Each supplier's website is different. We use a plugin architecture where each supplier has its own scraper module:

# scrapers/base.py
from abc import ABC, abstractmethod

class BaseScraper(ABC):
    def __init__(self, config):
        self.config = config
        self.session = requests.Session()
    
    @abstractmethod
    def login(self):
        pass
    
    @abstractmethod
    def get_stock_levels(self):
        """Returns dict of {sku: quantity}"""
        pass

# scrapers/supplier_a.py
class SupplierAScraper(BaseScraper):
    def login(self):
        self.session.post(self.config['login_url'], data={
            'username': self.config['username'],
            'password': self.config['password']
        })
    
    def get_stock_levels(self):
        self.login()
        response = self.session.get(self.config['catalog_url'])
        soup = BeautifulSoup(response.text, 'html.parser')
        
        stock = {}
        for row in soup.select('table.products tr[data-sku]'):
            sku = row['data-sku']
            qty_text = row.select_one('.stock-qty').text.strip()
            stock[sku] = parse_quantity(qty_text)
        
        return stock

Parsing Messy HTML

Supplier websites are rarely clean.
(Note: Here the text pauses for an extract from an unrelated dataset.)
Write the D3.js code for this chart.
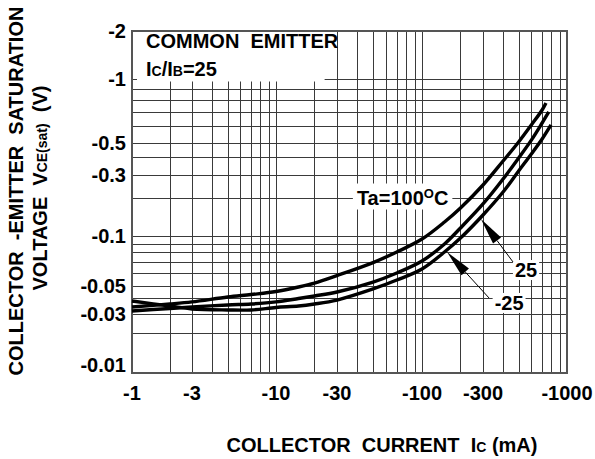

Common challenges:

def parse_quantity(text):
    """Handle various stock level formats."""
    text = text.strip().lower()
    
    if text in ('out of stock', 'oos', '-', ''):
        return 0
    if text in ('in stock', 'available'):
        return 99  # Unknown but available
    if '+' in text:
        return int(text.replace('+', ''))  # "50+" -> 50
    
    # Extract number from strings like "Qty: 23" or "23 units"
    match = re.search(r'(\d+)', text)
    return int(match.group(1)) if match else 0

Scheduled Scraping with APScheduler

APScheduler runs scraping jobs on a configurable schedule without requiring an external cron service:

from apscheduler.schedulers.background import BackgroundScheduler
from apscheduler.triggers.interval import IntervalTrigger

scheduler = BackgroundScheduler()

def run_all_scrapers():
    for supplier in get_active_suppliers():
        try:
            scraper = get_scraper(supplier)
            stock_levels = scraper.get_stock_levels()
            update_database(supplier.id, stock_levels)
            sync_to_shopify(stock_levels)
        except Exception as e:
            log_error(supplier.name, str(e))
            send_alert(f"Scraper failed for {supplier.name}: {e}")

scheduler.add_job(
    run_all_scrapers,
    trigger=IntervalTrigger(hours=4),
    id='stock_sync',
    replace_existing=True
)
scheduler.start()

Shopify Inventory Sync

After scraping, stock levels are pushed to Shopify:

import shopify

def sync_to_shopify(stock_levels):
    for sku, quantity in stock_levels.items():
        variant = find_shopify_variant_by_sku(sku)
        if variant is None:
            continue
        
        inventory_item_id = variant.inventory_item_id
        location_id = get_primary_location()
        
        shopify.InventoryLevel.set(
            inventory_item_id=inventory_item_id,
            location_id=location_id,
            available=quantity
        )

The Dashboard

The Flask dashboard shows:

Last sync status for each supplier (success/failure/timestamp)
Stock comparison — your Shopify stock vs. supplier stock
Low stock alerts — products below reorder threshold
Sync history — track stock level changes over time

@app.route('/dashboard')
def dashboard():
    suppliers = Supplier.query.all()
    low_stock = Product.query.filter(
        Product.stock_level < Product.reorder_threshold
    ).all()
    recent_syncs = SyncLog.query.order_by(
        SyncLog.created_at.desc()
    ).limit(50).all()
    
    return render_template('dashboard.html',
        suppliers=suppliers,
        low_stock=low_stock,
        recent_syncs=recent_syncs
    )

Docker Deployment

Consistent deployment is critical when you're running scrapers that depend on specific Python packages:

FROM python:3.11-slim
WORKDIR /app
COPY requirements.txt .
RUN pip install --no-cache-dir -r requirements.txt
COPY . .
EXPOSE 5000
CMD ["gunicorn", "-w", "2", "-b", "0.0.0.0:5000", "app:app"]

Ethical Considerations

Respect robots.txt and terms of service
Rate limit your requests — don't hammer supplier servers
Cache results — only scrape on schedule, not on every page load
Identify your bot — set a descriptive User-Agent header

Results

The stock sync dashboard eliminated 2+ hours of daily manual stock checking and reduced overselling incidents to near zero. Suppliers appreciate that we're not flooding their sites with requests, and inventory accuracy across all channels improved dramatically.